| Task instructions |
Only the lines from the start of the data below through the line that contains "Arial, Helvetica, sans-serif';" are to be copied, exactly and without pictures.

Charts and diagrams as code:

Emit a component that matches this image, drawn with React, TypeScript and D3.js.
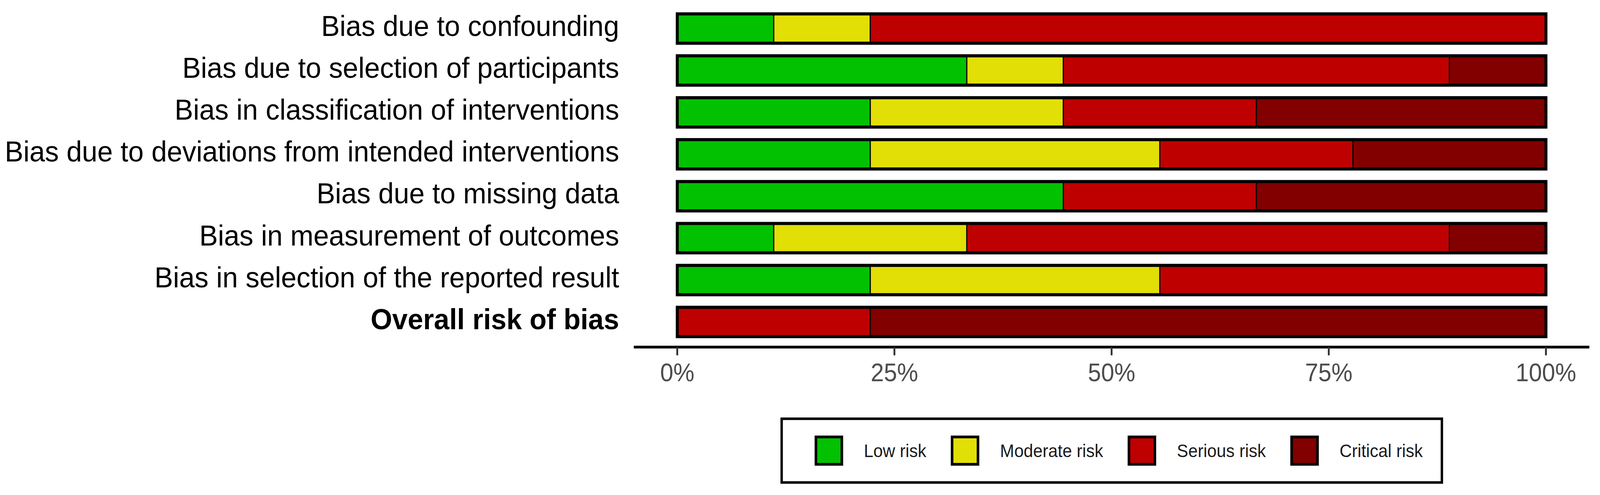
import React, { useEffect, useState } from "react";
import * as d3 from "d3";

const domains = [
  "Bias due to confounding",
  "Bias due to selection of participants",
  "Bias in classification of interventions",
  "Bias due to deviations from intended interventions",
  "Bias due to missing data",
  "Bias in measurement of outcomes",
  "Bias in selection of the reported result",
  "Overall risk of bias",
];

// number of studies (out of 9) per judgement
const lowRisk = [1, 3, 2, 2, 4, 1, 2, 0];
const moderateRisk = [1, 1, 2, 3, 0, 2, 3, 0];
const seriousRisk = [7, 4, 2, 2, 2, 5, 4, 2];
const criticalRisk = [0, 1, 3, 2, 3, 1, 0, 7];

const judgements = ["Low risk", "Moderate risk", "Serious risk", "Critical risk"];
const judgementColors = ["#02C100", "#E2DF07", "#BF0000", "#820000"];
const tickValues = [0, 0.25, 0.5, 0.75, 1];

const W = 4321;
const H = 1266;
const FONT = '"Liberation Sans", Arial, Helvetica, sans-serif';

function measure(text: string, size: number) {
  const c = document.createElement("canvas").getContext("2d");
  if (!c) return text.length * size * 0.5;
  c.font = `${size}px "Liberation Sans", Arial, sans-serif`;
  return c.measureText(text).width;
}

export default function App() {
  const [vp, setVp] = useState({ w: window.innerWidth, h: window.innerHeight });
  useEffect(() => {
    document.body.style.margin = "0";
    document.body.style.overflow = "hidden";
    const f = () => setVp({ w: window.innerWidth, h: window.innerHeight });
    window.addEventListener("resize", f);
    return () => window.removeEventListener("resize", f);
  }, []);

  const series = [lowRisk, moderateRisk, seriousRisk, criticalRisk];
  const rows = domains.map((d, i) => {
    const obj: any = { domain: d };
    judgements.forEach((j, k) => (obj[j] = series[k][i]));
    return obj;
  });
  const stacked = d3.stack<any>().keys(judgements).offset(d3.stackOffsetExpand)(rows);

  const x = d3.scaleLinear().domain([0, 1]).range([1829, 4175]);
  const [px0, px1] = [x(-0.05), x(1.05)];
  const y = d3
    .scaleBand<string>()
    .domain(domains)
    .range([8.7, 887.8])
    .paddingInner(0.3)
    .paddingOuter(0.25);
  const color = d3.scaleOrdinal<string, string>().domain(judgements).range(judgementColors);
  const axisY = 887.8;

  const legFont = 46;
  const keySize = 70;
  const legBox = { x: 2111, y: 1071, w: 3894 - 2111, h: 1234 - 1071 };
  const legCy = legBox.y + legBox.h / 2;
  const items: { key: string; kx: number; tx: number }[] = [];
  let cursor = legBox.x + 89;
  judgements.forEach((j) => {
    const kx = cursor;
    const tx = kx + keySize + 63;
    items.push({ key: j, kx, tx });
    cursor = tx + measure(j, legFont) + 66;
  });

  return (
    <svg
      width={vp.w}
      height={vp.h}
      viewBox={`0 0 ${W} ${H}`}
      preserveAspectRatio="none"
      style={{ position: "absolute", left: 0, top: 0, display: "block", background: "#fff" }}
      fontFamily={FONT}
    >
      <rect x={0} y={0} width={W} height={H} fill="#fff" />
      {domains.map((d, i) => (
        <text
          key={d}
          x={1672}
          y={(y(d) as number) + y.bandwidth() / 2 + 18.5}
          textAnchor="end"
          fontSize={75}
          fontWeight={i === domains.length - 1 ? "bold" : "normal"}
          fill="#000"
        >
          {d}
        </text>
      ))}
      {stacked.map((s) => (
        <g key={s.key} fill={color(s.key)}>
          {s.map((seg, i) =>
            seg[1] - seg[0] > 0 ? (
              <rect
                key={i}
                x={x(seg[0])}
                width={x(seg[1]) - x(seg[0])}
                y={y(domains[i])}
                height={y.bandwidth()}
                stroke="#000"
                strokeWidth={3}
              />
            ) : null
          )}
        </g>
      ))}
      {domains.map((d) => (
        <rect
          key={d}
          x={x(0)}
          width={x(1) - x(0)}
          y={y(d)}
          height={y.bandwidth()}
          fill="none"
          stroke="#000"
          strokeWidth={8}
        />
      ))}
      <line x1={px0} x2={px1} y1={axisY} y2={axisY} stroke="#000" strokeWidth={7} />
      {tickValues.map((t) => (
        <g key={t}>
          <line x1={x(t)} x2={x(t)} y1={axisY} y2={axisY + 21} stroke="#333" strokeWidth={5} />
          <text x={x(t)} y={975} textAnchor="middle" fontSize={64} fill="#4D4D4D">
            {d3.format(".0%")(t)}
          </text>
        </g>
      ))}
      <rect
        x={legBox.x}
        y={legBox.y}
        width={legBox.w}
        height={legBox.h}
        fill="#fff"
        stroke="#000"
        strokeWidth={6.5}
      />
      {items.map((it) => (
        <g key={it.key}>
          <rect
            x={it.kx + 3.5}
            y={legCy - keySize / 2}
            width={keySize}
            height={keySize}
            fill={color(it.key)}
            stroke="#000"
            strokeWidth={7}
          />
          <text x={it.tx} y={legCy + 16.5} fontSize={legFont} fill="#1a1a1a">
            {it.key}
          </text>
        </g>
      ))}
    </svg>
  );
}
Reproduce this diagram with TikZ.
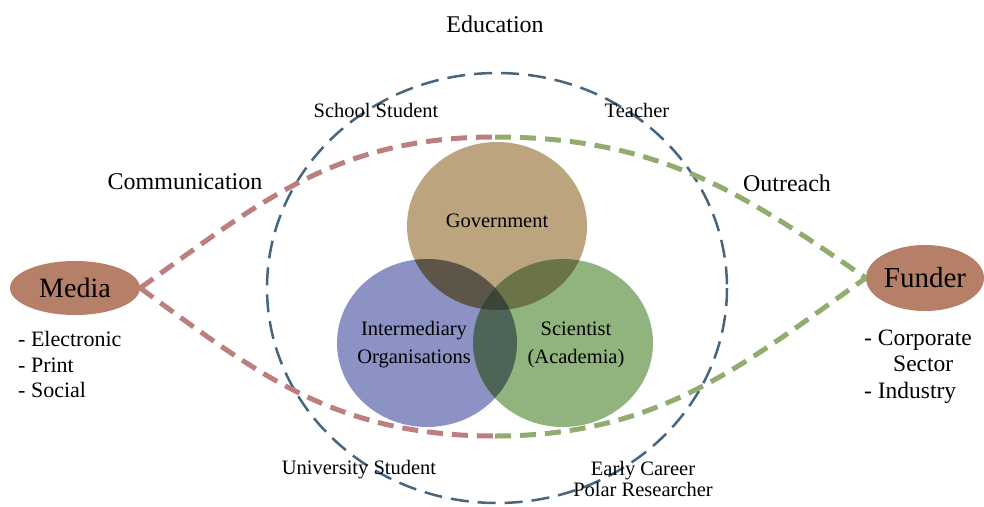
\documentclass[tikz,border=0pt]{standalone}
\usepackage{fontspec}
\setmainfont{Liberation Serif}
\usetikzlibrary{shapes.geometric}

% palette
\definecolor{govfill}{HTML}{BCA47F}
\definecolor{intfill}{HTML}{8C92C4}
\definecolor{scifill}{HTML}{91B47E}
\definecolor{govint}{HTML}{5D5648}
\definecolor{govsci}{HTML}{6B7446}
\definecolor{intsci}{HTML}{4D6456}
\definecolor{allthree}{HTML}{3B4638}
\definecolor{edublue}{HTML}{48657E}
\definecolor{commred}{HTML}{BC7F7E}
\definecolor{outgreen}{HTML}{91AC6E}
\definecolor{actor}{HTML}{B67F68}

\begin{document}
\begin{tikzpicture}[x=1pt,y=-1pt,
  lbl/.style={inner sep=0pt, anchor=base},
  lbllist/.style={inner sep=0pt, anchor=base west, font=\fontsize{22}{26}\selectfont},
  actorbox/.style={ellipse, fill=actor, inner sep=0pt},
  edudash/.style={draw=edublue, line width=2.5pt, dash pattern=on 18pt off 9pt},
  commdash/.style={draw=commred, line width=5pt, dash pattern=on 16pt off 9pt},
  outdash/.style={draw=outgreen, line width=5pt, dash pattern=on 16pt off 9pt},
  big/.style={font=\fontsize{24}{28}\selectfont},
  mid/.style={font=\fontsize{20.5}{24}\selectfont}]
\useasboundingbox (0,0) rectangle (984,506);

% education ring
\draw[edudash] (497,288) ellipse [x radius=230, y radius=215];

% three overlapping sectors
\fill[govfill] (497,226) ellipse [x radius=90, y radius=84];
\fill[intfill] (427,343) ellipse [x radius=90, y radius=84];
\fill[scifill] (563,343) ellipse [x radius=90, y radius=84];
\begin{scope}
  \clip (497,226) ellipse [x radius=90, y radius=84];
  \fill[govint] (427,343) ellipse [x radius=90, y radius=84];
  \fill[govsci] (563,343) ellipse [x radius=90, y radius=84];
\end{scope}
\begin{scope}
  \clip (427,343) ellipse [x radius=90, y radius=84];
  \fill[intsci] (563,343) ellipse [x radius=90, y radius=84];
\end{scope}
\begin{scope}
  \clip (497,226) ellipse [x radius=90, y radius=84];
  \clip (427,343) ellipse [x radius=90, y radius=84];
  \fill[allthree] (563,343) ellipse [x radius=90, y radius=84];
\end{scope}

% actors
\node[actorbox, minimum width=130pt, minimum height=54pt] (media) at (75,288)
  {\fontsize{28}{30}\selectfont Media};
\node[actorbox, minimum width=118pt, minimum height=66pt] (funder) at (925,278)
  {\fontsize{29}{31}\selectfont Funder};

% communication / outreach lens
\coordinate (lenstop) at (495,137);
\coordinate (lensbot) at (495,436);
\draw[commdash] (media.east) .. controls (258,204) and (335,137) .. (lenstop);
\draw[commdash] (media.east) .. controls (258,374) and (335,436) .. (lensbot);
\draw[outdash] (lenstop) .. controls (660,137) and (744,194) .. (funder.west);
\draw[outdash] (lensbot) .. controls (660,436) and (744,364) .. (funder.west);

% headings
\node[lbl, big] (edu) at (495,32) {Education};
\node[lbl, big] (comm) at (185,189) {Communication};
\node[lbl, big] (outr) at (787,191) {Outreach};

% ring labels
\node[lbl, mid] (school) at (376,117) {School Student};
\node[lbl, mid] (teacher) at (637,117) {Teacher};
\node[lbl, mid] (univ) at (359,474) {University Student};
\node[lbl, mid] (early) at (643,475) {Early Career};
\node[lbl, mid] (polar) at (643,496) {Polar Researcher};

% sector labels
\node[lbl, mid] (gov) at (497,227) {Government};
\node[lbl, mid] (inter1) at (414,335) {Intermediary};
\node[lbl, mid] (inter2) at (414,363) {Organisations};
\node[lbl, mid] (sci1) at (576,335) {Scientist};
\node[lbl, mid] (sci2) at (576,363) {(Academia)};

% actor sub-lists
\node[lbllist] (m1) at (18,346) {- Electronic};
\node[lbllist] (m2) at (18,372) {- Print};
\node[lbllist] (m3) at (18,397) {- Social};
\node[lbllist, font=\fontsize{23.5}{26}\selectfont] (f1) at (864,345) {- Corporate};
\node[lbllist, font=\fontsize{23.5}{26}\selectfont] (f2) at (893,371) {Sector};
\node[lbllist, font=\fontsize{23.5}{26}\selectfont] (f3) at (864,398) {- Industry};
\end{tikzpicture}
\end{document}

| Output |
Emit a component that matches this image, drawn with React, TypeScript and D3.js.
import React, { useEffect, useState } from "react";
import * as d3 from "d3";

const domains = [
  "Bias due to confounding",
  "Bias due to selection of participants",
  "Bias in classification of interventions",
  "Bias due to deviations from intended interventions",
  "Bias due to missing data",
  "Bias in measurement of outcomes",
  "Bias in selection of the reported result",
  "Overall risk of bias",
];

// number of studies (out of 9) per judgement
const lowRisk = [1, 3, 2, 2, 4, 1, 2, 0];
const moderateRisk = [1, 1, 2, 3, 0, 2, 3, 0];
const seriousRisk = [7, 4, 2, 2, 2, 5, 4, 2];
const criticalRisk = [0, 1, 3, 2, 3, 1, 0, 7];

const judgements = ["Low risk", "Moderate risk", "Serious risk", "Critical risk"];
const judgementColors = ["#02C100", "#E2DF07", "#BF0000", "#820000"];
const tickValues = [0, 0.25, 0.5, 0.75, 1];

const W = 4321;
const H = 1266;
const FONT = '"Liberation Sans", Arial, Helvetica, sans-serif';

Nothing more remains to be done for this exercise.